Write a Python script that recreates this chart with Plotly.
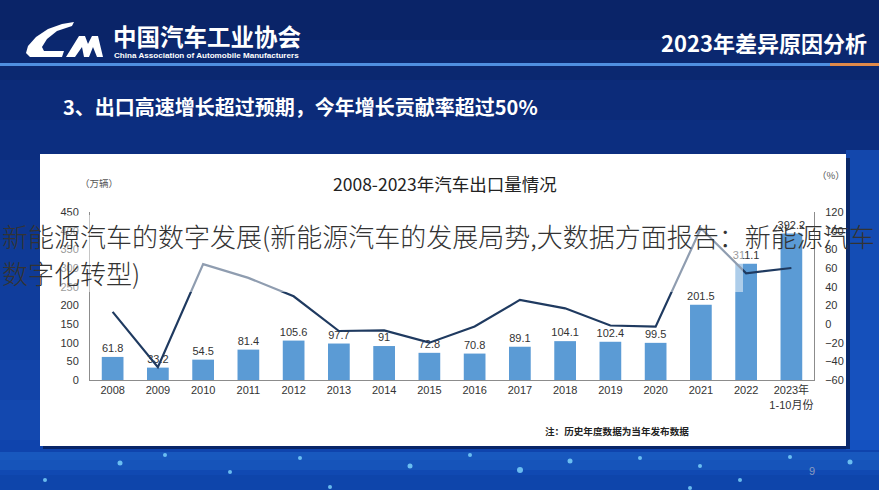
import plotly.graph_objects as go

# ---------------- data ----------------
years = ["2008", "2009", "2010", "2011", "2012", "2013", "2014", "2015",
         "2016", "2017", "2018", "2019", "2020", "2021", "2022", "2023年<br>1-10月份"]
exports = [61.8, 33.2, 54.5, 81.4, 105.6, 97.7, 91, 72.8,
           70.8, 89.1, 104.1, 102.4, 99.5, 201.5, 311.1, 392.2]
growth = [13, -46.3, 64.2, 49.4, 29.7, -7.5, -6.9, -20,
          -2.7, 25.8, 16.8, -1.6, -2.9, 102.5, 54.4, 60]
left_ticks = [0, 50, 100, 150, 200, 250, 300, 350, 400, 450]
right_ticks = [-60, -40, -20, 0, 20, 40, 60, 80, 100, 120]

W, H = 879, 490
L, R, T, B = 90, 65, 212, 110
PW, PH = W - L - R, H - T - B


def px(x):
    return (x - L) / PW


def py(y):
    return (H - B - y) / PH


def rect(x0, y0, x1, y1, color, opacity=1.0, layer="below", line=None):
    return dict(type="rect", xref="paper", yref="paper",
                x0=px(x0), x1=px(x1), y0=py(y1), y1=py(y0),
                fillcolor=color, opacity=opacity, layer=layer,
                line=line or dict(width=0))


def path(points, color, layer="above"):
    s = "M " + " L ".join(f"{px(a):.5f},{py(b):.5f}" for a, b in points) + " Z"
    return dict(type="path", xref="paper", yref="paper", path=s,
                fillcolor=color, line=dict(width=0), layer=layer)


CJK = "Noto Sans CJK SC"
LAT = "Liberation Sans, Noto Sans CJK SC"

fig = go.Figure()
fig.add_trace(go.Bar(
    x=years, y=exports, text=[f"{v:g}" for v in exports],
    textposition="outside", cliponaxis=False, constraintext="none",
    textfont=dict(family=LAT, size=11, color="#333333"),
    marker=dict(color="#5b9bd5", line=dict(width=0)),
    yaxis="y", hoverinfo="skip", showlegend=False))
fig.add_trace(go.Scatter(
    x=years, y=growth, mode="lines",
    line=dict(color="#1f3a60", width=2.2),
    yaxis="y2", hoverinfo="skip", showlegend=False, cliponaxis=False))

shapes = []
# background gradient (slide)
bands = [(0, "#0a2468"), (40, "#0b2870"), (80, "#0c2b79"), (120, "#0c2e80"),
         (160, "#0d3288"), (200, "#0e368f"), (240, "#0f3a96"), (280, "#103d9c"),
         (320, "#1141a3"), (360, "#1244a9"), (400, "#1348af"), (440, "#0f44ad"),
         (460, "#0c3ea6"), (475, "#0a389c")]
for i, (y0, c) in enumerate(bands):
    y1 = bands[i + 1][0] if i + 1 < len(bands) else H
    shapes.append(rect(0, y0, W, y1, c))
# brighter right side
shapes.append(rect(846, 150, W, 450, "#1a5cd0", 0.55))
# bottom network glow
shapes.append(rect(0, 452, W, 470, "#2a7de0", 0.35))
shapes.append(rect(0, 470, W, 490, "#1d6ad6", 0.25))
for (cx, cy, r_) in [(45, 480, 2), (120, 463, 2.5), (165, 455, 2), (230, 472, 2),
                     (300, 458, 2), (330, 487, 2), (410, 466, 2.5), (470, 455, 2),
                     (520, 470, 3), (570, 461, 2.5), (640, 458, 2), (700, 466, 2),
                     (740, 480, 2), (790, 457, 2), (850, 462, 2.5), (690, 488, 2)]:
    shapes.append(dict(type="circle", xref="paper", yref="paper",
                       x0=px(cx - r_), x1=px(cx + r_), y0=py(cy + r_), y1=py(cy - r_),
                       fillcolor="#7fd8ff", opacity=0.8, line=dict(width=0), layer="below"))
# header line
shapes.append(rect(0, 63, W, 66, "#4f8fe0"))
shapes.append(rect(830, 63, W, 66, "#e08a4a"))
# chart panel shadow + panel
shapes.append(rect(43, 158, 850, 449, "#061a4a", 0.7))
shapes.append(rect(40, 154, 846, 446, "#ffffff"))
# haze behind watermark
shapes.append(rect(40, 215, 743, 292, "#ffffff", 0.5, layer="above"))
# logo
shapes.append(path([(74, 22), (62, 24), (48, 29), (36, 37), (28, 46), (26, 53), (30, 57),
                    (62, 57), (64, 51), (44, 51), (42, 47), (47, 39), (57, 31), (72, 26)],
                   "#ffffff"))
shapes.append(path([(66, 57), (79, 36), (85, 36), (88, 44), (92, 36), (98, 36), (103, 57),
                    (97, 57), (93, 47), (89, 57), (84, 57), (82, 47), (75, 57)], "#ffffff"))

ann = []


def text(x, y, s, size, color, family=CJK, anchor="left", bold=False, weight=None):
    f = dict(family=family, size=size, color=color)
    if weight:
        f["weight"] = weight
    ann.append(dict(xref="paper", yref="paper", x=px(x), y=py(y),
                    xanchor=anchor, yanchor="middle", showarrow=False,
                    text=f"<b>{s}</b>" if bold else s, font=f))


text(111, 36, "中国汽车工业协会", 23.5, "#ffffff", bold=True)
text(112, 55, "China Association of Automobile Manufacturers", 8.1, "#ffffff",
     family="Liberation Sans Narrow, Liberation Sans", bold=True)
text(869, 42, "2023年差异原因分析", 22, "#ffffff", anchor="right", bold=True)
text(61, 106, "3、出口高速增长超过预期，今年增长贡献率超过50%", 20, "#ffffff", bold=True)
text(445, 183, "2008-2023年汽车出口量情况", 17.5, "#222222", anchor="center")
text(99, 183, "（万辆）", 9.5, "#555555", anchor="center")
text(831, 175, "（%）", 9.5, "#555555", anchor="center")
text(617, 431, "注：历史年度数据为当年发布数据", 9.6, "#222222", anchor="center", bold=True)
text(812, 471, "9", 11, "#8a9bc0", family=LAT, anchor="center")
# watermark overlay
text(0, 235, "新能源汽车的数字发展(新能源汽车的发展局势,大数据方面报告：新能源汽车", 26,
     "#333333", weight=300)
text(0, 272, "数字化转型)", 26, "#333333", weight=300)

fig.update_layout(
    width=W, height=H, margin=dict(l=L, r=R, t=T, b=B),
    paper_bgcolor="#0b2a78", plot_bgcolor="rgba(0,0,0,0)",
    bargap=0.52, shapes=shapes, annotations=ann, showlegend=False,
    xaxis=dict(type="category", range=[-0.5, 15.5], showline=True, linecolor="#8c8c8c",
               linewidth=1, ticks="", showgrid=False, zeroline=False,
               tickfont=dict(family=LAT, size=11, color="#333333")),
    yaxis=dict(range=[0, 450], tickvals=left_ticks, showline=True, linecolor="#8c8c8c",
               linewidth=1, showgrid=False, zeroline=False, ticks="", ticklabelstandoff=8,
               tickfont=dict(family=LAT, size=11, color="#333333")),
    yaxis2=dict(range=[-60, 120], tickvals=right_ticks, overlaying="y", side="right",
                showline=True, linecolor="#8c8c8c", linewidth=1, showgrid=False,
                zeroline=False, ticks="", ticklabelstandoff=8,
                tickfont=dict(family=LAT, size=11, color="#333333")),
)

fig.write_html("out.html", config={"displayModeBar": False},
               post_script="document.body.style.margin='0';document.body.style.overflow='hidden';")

# # # #

**Problem requirements:** Quote the material in full and exactly; do not carry over its pictures.

**Complete response:**
Write a Python script that recreates this chart with Plotly.
import plotly.graph_objects as go

# ---------------- data ----------------
years = ["2008", "2009", "2010", "2011", "2012", "2013", "2014", "2015",
         "2016", "2017", "2018", "2019", "2020", "2021", "2022", "2023年<br>1-10月份"]
exports = [61.8, 33.2, 54.5, 81.4, 105.6, 97.7, 91, 72.8,
           70.8, 89.1, 104.1, 102.4, 99.5, 201.5, 311.1, 392.2]
growth = [13, -46.3, 64.2, 49.4, 29.7, -7.5, -6.9, -20,
          -2.7, 25.8, 16.8, -1.6, -2.9, 102.5, 54.4, 60]
left_ticks = [0, 50, 100, 150, 200, 250, 300, 350, 400, 450]
right_ticks = [-60, -40, -20, 0, 20, 40, 60, 80, 100, 120]

W, H = 879, 490
L, R, T, B = 90, 65, 212, 110
PW, PH = W - L - R, H - T - B


def px(x):
    return (x - L) / PW


def py(y):
    return (H - B - y) / PH


def rect(x0, y0, x1, y1, color, opacity=1.0, layer="below", line=None):
    return dict(type="rect", xref="paper", yref="paper",
                x0=px(x0), x1=px(x1), y0=py(y1), y1=py(y0),
                fillcolor=color, opacity=opacity, layer=layer,
                line=line or dict(width=0))


def path(points, color, layer="above"):
    s = "M " + " L ".join(f"{px(a):.5f},{py(b):.5f}" for a, b in points) + " Z"
    return dict(type="path", xref="paper", yref="paper", path=s,
                fillcolor=color, line=dict(width=0), layer=layer)


CJK = "Noto Sans CJK SC"
LAT = "Liberation Sans, Noto Sans CJK SC"

fig = go.Figure()
fig.add_trace(go.Bar(
    x=years, y=exports, text=[f"{v:g}" for v in exports],
    textposition="outside", cliponaxis=False, constraintext="none",
    textfont=dict(family=LAT, size=11, color="#333333"),
    marker=dict(color="#5b9bd5", line=dict(width=0)),
    yaxis="y", hoverinfo="skip", showlegend=False))
fig.add_trace(go.Scatter(
    x=years, y=growth, mode="lines",
    line=dict(color="#1f3a60", width=2.2),
    yaxis="y2", hoverinfo="skip", showlegend=False, cliponaxis=False))

shapes = []
# background gradient (slide)
bands = [(0, "#0a2468"), (40, "#0b2870"), (80, "#0c2b79"), (120, "#0c2e80"),
         (160, "#0d3288"), (200, "#0e368f"), (240, "#0f3a96"), (280, "#103d9c"),
         (320, "#1141a3"), (360, "#1244a9"), (400, "#1348af"), (440, "#0f44ad"),
         (460, "#0c3ea6"), (475, "#0a389c")]
for i, (y0, c) in enumerate(bands):
    y1 = bands[i + 1][0] if i + 1 < len(bands) else H
    shapes.append(rect(0, y0, W, y1, c))
# brighter right side
shapes.append(rect(846, 150, W, 450, "#1a5cd0", 0.55))
# bottom network glow
shapes.append(rect(0, 452, W, 470, "#2a7de0", 0.35))
shapes.append(rect(0, 470, W, 490, "#1d6ad6", 0.25))
for (cx, cy, r_) in [(45, 480, 2), (120, 463, 2.5), (165, 455, 2), (230, 472, 2),
                     (300, 458, 2), (330, 487, 2), (410, 466, 2.5), (470, 455, 2),
                     (520, 470, 3), (570, 461, 2.5), (640, 458, 2), (700, 466, 2),
                     (740, 480, 2), (790, 457, 2), (850, 462, 2.5), (690, 488, 2)]:
    shapes.append(dict(type="circle", xref="paper", yref="paper",
                       x0=px(cx - r_), x1=px(cx + r_), y0=py(cy + r_), y1=py(cy - r_),
                       fillcolor="#7fd8ff", opacity=0.8, line=dict(width=0), layer="below"))
# header line
shapes.append(rect(0, 63, W, 66, "#4f8fe0"))
shapes.append(rect(830, 63, W, 66, "#e08a4a"))
# chart panel shadow + panel
shapes.append(rect(43, 158, 850, 449, "#061a4a", 0.7))
shapes.append(rect(40, 154, 846, 446, "#ffffff"))
# haze behind watermark
shapes.append(rect(40, 215, 743, 292, "#ffffff", 0.5, layer="above"))
# logo
shapes.append(path([(74, 22), (62, 24), (48, 29), (36, 37), (28, 46), (26, 53), (30, 57),
                    (62, 57), (64, 51), (44, 51), (42, 47), (47, 39), (57, 31), (72, 26)],
                   "#ffffff"))
shapes.append(path([(66, 57), (79, 36), (85, 36), (88, 44), (92, 36), (98, 36), (103, 57),
                    (97, 57), (93, 47), (89, 57), (84, 57), (82, 47), (75, 57)], "#ffffff"))

ann = []


def text(x, y, s, size, color, family=CJK, anchor="left", bold=False, weight=None):
    f = dict(family=family, size=size, color=color)
    if weight:
        f["weight"] = weight
    ann.append(dict(xref="paper", yref="paper", x=px(x), y=py(y),
                    xanchor=anchor, yanchor="middle", showarrow=False,
                    text=f"<b>{s}</b>" if bold else s, font=f))


text(111, 36, "中国汽车工业协会", 23.5, "#ffffff", bold=True)
text(112, 55, "China Association of Automobile Manufacturers", 8.1, "#ffffff",
     family="Liberation Sans Narrow, Liberation Sans", bold=True)
text(869, 42, "2023年差异原因分析", 22, "#ffffff", anchor="right", bold=True)
text(61, 106, "3、出口高速增长超过预期，今年增长贡献率超过50%", 20, "#ffffff", bold=True)
text(445, 183, "2008-2023年汽车出口量情况", 17.5, "#222222", anchor="center")
text(99, 183, "（万辆）", 9.5, "#555555", anchor="center")
text(831, 175, "（%）", 9.5, "#555555", anchor="center")
text(617, 431, "注：历史年度数据为当年发布数据", 9.6, "#222222", anchor="center", bold=True)
text(812, 471, "9", 11, "#8a9bc0", family=LAT, anchor="center")
# watermark overlay
text(0, 235, "新能源汽车的数字发展(新能源汽车的发展局势,大数据方面报告：新能源汽车", 26,
     "#333333", weight=300)
text(0, 272, "数字化转型)", 26, "#333333", weight=300)

fig.update_layout(
    width=W, height=H, margin=dict(l=L, r=R, t=T, b=B),
    paper_bgcolor="#0b2a78", plot_bgcolor="rgba(0,0,0,0)",
    bargap=0.52, shapes=shapes, annotations=ann, showlegend=False,
    xaxis=dict(type="category", range=[-0.5, 15.5], showline=True, linecolor="#8c8c8c",
               linewidth=1, ticks="", showgrid=False, zeroline=False,
               tickfont=dict(family=LAT, size=11, color="#333333")),
    yaxis=dict(range=[0, 450], tickvals=left_ticks, showline=True, linecolor="#8c8c8c",
               linewidth=1, showgrid=False, zeroline=False, ticks="", ticklabelstandoff=8,
               tickfont=dict(family=LAT, size=11, color="#333333")),
    yaxis2=dict(range=[-60, 120], tickvals=right_ticks, overlaying="y", side="right",
                showline=True, linecolor="#8c8c8c", linewidth=1, showgrid=False,
                zeroline=False, ticks="", ticklabelstandoff=8,
                tickfont=dict(family=LAT, size=11, color="#333333")),
)

fig.write_html("out.html", config={"displayModeBar": False},
               post_script="document.body.style.margin='0';document.body.style.overflow='hidden';")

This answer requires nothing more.